Его последние работы (помимо названных нужно упомянуть «Дядю Ваню» и «Молли Суини» в МДТ -- Театре Европы и «Медею» в Театре на Таганке) не дают ни малейшего права говорить о тиражировании собственных открытий. Это работы сильного, безупречного, неутомимого мастера -- ну разве что слегка уставшего слышать в свой адрес, в ответ на все сделанное: «О brava! brava! чудно! бесподобно», как пушкинская Лаура. Столь же непременно надо сказать и о том, что зрелость дара пришла к Боровскому необычайно рано: о ней свидетельствует первая же его работа в Театре на Таганке (запрещенный спектакль «Живой» по повести Бориса Можаева, 1968). Боровский, ясно сознавая свое положение в российском и мировом театре («Я горжусь тем, что в 1992 году в Центре Помпиду в Париже на выставке «Десять лучших декораций «Гамлета» ХХ века» был и мой «Гамлет»), в последние годы несколько уклонялся от разговора о постановках, принесших ему первую неоспоримую славу. Например, о спектакле «А зори здесь тихие» по повести Бориса Васильева или о том же «Гамлете» (оба -- 1971).

В 2002 году художник с юмором рассказывал «Рейнской газете», как он тридцать с лишним лет назад отнекивался от «Гамлета», несмотря на уговоры Любимова; как, в свою очередь, режиссер браковал деревянный кузов, придуманный для «Зорь...», и т.д. Рассказ кончался замечательно: сообща сочинили «некую динамическую вещь», вроде маскировочной сетки, потом Боровский поехал в Киев, к жене Марине, она вязала свитер (дело было модное): «Я подумал: «Сетка -- это слишком буквально, а что если сделать занавес вязаный?» ... И тут меня как током ударило: «Так это же скорее «Гамлет», чем «Зори...», какая это, к черту, война!» Я позвонил Любимову: «Если вы ни с кем еще не договорились о «Гамлете», то я согласен» -- а потом уж Любимов звонил насчет «Зорь...»: «Делай что хочешь!» Так рождаются шедевры. На заднем плане может возникнуть подозрение: уж не морочил ли Давид Львович голову простодушной немецкой журналистке -- да нет, вряд ли. Вероятно, все это, не считаясь важным, имело место в действительности, но нельзя не оценить, как меняются планы.

«...Обостренное чувство жизни, свободное владение условными формами, тонкая наблюдательность и памятливость на реалии быта, которые он любит включать во внебытовые контексты, режиссерское мышление, композиционное мастерство, безошибочный выбор фактур» (А. Михайлова) -- как важно было бы все это расшифровать и проиллюстрировать, разбавить собственными ощущениями (пусть, по преимуществу, восторженными всхлипами). В 70-е годы театральным программкам было неизвестно понятие «художник-постановщик», но именно тогда и прежде всего благодаря Боровскому профессия утверждалась в новом статусе. Боровский, в сущности, научил наш театральный мир ощущать и создавать принципиально новое пространство действия; оно, говоря словами А. Смелянского, «преображало предметы и вещи, которые попадали в силовое поле спектакля: подчиняясь общему закону, они вырастали в своем смысловом значении».

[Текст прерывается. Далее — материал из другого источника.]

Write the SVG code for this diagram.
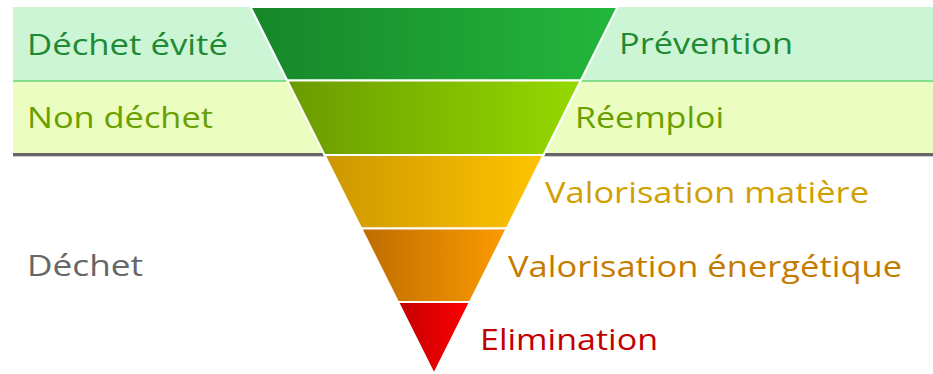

Вырастали, подчеркнем, порою гораздо больше, чем планировалось режиссером. Довольно часто художник соглашался работать с режиссерами, гораздо менее сильными, чем он. Иногда в силу дружбы или благодарности за прошлое, иногда ради интереса: «получится у меня с этим или не получится?» Чаще всего получалось. Однако из полутораста спектаклей Давида Боровского по-настоящему певучи и могущественны лишь те, которые он сочинял с равновеликими людьми: с Юрием Любимовым, Анатолием Эфросом, Олегом Ефремовым, Львом Додиным. Для первого и четвертого из них «обрыв связи» болезненнее, чем для любого театрального журналиста; двое других уже, должно быть, радуются встрече.